The Girl at Midnight
Author: Melissa Grey
Series: The Girl at Midnight #1
Genre: Young Adult, Fantasy
Goodreads Synopsis: Beneath the streets of New York City live the Avicen, an ancient race of people with feathers for hair and magic running through their veins. Age-old enchantments keep them hidden from humans. All but one.
Echo is a runaway pickpocket who survives by selling stolen treasures on the black market, and the Avicen are the only family she's ever known.
Echo is clever and daring, and at times she can be brash, but above all else she's fiercely loyal.
When a centuries-old war crests on the borders of her home, she decides it's time to act.
Legend has it that there is a way to end the conflict once and for all: find the Firebird, a mythical entity believed to possess power the likes of which the world has never seen. It will be no easy task, though if life as a thief has taught Echo anything, it's how to hunt down what she wants . . . and how to take it.
But some jobs aren't as straightforward as they seem. And this one might just set the world on fire.
First Impressions (cover design): The cover made more sense to me after reading the book. The Avicen and Drakharin are both depicted with fire (the Firebird) between them. I imagine the black smoke design is meant to illustrate the In-Between, the space used to travel from one destination to the other with magic.
My Thoughts: I enjoyed reading this! Fantasy is one of my favorite genres. I love all of the imagination and thought that goes into creating different species, their relationships (with each other, as well as other species and humans), plots that can do anything and go anywhere, etc.

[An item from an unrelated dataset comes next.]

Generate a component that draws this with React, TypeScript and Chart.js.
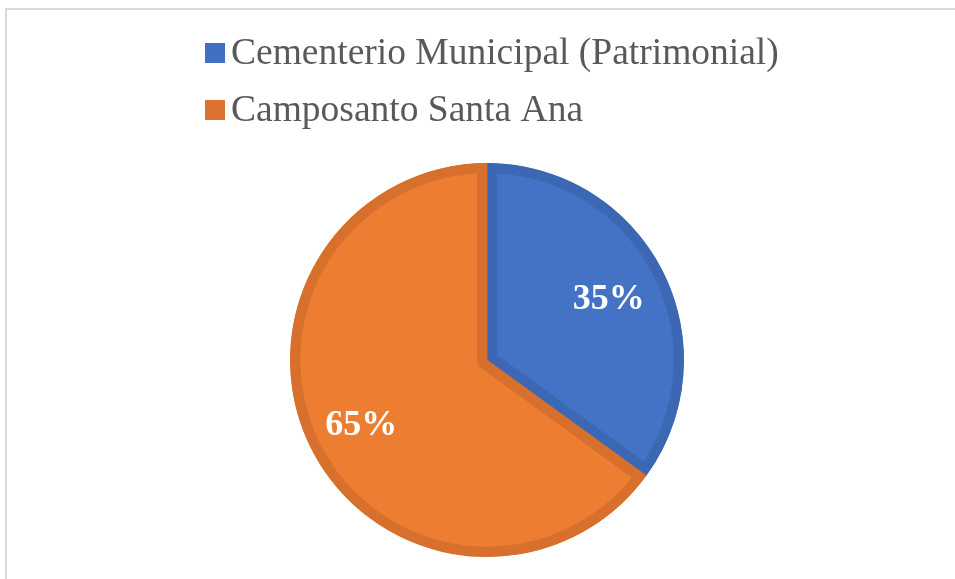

That said, I didn't feel that The Girl at Midnight was very original. It felt much too similar to one of my favorite YA fantasies, Daughter of Smoke and Bone. I've also seen it compared to City of Bones, but I've not read that novel yet. The Avicen vs Drakharin battle felt all too similar to the Angel vs Chimara war. And, SPOILER, Echo being the Firebird and having Rose kind of hang out in her mind was so eerily similar to Karou discovering she was Madrigal and remembering Madrigal's life.
There were some big differences though, the main one being that The Girl at Midnight does not end in a fury of anger and sadness the way Daughter of Smoke and Bone does. If anything, it's the opposite: there is a sense of hope that Echo will somehow be able to bring peace to the two battling species.
This novel also feels much...younger. Karou is 18 and Echo is 17, but Echo seems more immature and less experienced than Karou. Maybe it's just the way the book is written. Regardless, I had a hard time picturing Echo and Ivey being 17 year olds. In the same age vein, MORE SPOILERS, I could not get past the Echo/Caius relationship. He is 250 years old! She is 17! I get that he doesn't look that old, but...ugh. I thought their ages were referenced a lot, too, which made the squick factor higher.
I did enjoy the diversity among the characters, though. We have Drakharin in relationships with Avicen, Avicen/Human, Drakharin/Human, etc. There are even characters that are gay (and maybe bisexual) and explores the uncovering of repressed feelings. Two thumbs up for that!
Conclusion: I give it 3 / 5 stars. Add it to your Goodreads TBR list.
I realize now that I maybe complained about the book quite a bit, but I really did like it. I mean, it's similar to Daughter of Smoke and Bone, yes, but I LOVE that book/series. I'm excited to see where The Girl at Midnight goes in the second book, which is called The Shadow Hour and comes out July 2016.
Side note: This is my first book review since the days of elementary school book reports. I hope it's not terrible! Also, I couldn't decide how vague I should be with the plot and spoilers. I feel like I sort of have to talk about particular things in a review, right? Or am I doing this all wrong?